◆ Data segment ◆
▶

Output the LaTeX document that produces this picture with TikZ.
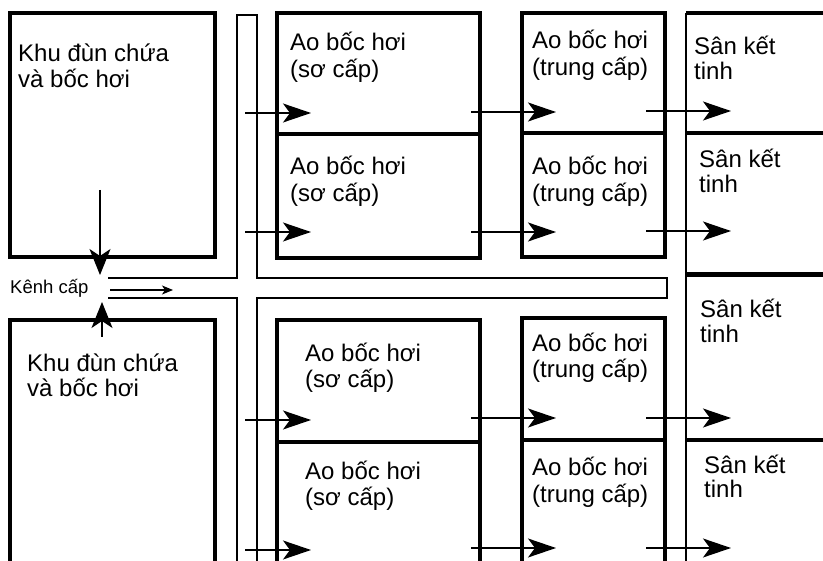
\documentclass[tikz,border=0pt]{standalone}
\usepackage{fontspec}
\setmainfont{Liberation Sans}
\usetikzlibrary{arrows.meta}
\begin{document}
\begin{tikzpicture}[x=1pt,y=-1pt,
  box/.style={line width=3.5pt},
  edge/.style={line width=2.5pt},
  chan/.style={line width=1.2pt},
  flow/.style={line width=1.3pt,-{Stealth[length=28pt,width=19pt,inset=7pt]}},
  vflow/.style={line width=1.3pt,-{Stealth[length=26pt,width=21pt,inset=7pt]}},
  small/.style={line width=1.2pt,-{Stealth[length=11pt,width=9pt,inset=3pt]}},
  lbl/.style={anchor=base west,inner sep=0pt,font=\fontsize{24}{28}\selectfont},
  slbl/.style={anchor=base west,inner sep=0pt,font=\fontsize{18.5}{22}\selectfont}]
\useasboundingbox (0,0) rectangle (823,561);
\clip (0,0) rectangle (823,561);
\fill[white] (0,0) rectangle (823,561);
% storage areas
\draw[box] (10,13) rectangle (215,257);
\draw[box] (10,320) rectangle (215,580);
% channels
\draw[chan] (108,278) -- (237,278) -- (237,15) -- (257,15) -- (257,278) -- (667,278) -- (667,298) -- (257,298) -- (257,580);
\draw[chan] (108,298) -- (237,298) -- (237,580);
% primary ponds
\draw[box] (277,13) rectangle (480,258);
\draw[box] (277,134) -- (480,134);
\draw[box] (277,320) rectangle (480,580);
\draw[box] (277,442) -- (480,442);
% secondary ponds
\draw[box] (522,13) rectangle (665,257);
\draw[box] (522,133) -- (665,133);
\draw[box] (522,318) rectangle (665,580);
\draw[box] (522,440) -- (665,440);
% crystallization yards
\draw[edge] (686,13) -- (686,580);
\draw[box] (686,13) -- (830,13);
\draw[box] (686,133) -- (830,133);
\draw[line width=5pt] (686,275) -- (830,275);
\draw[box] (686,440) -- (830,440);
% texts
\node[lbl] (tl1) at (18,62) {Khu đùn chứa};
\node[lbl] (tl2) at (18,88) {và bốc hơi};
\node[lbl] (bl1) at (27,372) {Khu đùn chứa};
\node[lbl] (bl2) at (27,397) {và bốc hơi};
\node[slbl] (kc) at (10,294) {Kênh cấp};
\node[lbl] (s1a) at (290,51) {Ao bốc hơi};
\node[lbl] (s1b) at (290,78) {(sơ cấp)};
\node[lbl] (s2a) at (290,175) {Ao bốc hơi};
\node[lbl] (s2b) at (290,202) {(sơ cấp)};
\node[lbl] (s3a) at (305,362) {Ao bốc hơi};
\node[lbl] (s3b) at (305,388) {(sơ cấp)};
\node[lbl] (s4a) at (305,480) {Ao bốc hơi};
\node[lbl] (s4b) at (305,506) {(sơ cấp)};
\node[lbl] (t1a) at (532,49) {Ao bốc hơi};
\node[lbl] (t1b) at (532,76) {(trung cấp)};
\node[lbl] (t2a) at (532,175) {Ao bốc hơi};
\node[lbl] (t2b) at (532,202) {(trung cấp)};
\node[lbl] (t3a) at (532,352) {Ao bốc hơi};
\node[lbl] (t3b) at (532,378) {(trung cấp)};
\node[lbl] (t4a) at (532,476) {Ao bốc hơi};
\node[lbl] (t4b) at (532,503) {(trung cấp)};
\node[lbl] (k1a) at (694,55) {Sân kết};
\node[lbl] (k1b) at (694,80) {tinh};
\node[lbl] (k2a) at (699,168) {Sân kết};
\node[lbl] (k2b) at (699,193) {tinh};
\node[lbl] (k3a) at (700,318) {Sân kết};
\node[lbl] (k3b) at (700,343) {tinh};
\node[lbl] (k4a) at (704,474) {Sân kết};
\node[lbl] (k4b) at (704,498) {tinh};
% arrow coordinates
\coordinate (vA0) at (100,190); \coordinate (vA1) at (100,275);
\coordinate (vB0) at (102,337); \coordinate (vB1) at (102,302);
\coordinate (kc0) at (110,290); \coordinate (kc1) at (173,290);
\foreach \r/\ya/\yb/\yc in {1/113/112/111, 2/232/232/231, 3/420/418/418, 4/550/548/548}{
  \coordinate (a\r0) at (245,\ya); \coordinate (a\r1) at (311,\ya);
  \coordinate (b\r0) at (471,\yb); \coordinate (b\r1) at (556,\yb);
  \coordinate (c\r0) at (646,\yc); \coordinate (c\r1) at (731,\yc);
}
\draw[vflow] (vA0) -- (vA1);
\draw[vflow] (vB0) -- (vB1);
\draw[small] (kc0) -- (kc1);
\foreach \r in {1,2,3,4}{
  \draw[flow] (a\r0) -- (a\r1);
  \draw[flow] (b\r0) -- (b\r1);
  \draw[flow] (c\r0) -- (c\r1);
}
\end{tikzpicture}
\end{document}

◀

Repeat the listing in full and exactly. Leave any pictures out.

Output the LaTeX document that produces this picture with TikZ.
\documentclass[tikz,border=0pt]{standalone}
\usepackage{fontspec}
\setmainfont{Liberation Sans}
\usetikzlibrary{arrows.meta}
\begin{document}
\begin{tikzpicture}[x=1pt,y=-1pt,
  box/.style={line width=3.5pt},
  edge/.style={line width=2.5pt},
  chan/.style={line width=1.2pt},
  flow/.style={line width=1.3pt,-{Stealth[length=28pt,width=19pt,inset=7pt]}},
  vflow/.style={line width=1.3pt,-{Stealth[length=26pt,width=21pt,inset=7pt]}},
  small/.style={line width=1.2pt,-{Stealth[length=11pt,width=9pt,inset=3pt]}},
  lbl/.style={anchor=base west,inner sep=0pt,font=\fontsize{24}{28}\selectfont},
  slbl/.style={anchor=base west,inner sep=0pt,font=\fontsize{18.5}{22}\selectfont}]
\useasboundingbox (0,0) rectangle (823,561);
\clip (0,0) rectangle (823,561);
\fill[white] (0,0) rectangle (823,561);
% storage areas
\draw[box] (10,13) rectangle (215,257);
\draw[box] (10,320) rectangle (215,580);
% channels
\draw[chan] (108,278) -- (237,278) -- (237,15) -- (257,15) -- (257,278) -- (667,278) -- (667,298) -- (257,298) -- (257,580);
\draw[chan] (108,298) -- (237,298) -- (237,580);
% primary ponds
\draw[box] (277,13) rectangle (480,258);
\draw[box] (277,134) -- (480,134);
\draw[box] (277,320) rectangle (480,580);
\draw[box] (277,442) -- (480,442);
% secondary ponds
\draw[box] (522,13) rectangle (665,257);
\draw[box] (522,133) -- (665,133);
\draw[box] (522,318) rectangle (665,580);
\draw[box] (522,440) -- (665,440);
% crystallization yards
\draw[edge] (686,13) -- (686,580);
\draw[box] (686,13) -- (830,13);
\draw[box] (686,133) -- (830,133);
\draw[line width=5pt] (686,275) -- (830,275);
\draw[box] (686,440) -- (830,440);
% texts
\node[lbl] (tl1) at (18,62) {Khu đùn chứa};
\node[lbl] (tl2) at (18,88) {và bốc hơi};
\node[lbl] (bl1) at (27,372) {Khu đùn chứa};
\node[lbl] (bl2) at (27,397) {và bốc hơi};
\node[slbl] (kc) at (10,294) {Kênh cấp};
\node[lbl] (s1a) at (290,51) {Ao bốc hơi};
\node[lbl] (s1b) at (290,78) {(sơ cấp)};
\node[lbl] (s2a) at (290,175) {Ao bốc hơi};
\node[lbl] (s2b) at (290,202) {(sơ cấp)};
\node[lbl] (s3a) at (305,362) {Ao bốc hơi};
\node[lbl] (s3b) at (305,388) {(sơ cấp)};
\node[lbl] (s4a) at (305,480) {Ao bốc hơi};
\node[lbl] (s4b) at (305,506) {(sơ cấp)};
\node[lbl] (t1a) at (532,49) {Ao bốc hơi};
\node[lbl] (t1b) at (532,76) {(trung cấp)};
\node[lbl] (t2a) at (532,175) {Ao bốc hơi};
\node[lbl] (t2b) at (532,202) {(trung cấp)};
\node[lbl] (t3a) at (532,352) {Ao bốc hơi};
\node[lbl] (t3b) at (532,378) {(trung cấp)};
\node[lbl] (t4a) at (532,476) {Ao bốc hơi};
\node[lbl] (t4b) at (532,503) {(trung cấp)};
\node[lbl] (k1a) at (694,55) {Sân kết};
\node[lbl] (k1b) at (694,80) {tinh};
\node[lbl] (k2a) at (699,168) {Sân kết};
\node[lbl] (k2b) at (699,193) {tinh};
\node[lbl] (k3a) at (700,318) {Sân kết};
\node[lbl] (k3b) at (700,343) {tinh};
\node[lbl] (k4a) at (704,474) {Sân kết};
\node[lbl] (k4b) at (704,498) {tinh};
% arrow coordinates
\coordinate (vA0) at (100,190); \coordinate (vA1) at (100,275);
\coordinate (vB0) at (102,337); \coordinate (vB1) at (102,302);
\coordinate (kc0) at (110,290); \coordinate (kc1) at (173,290);
\foreach \r/\ya/\yb/\yc in {1/113/112/111, 2/232/232/231, 3/420/418/418, 4/550/548/548}{
  \coordinate (a\r0) at (245,\ya); \coordinate (a\r1) at (311,\ya);
  \coordinate (b\r0) at (471,\yb); \coordinate (b\r1) at (556,\yb);
  \coordinate (c\r0) at (646,\yc); \coordinate (c\r1) at (731,\yc);
}
\draw[vflow] (vA0) -- (vA1);
\draw[vflow] (vB0) -- (vB1);
\draw[small] (kc0) -- (kc1);
\foreach \r in {1,2,3,4}{
  \draw[flow] (a\r0) -- (a\r1);
  \draw[flow] (b\r0) -- (b\r1);
  \draw[flow] (c\r0) -- (c\r1);
}
\end{tikzpicture}
\end{document}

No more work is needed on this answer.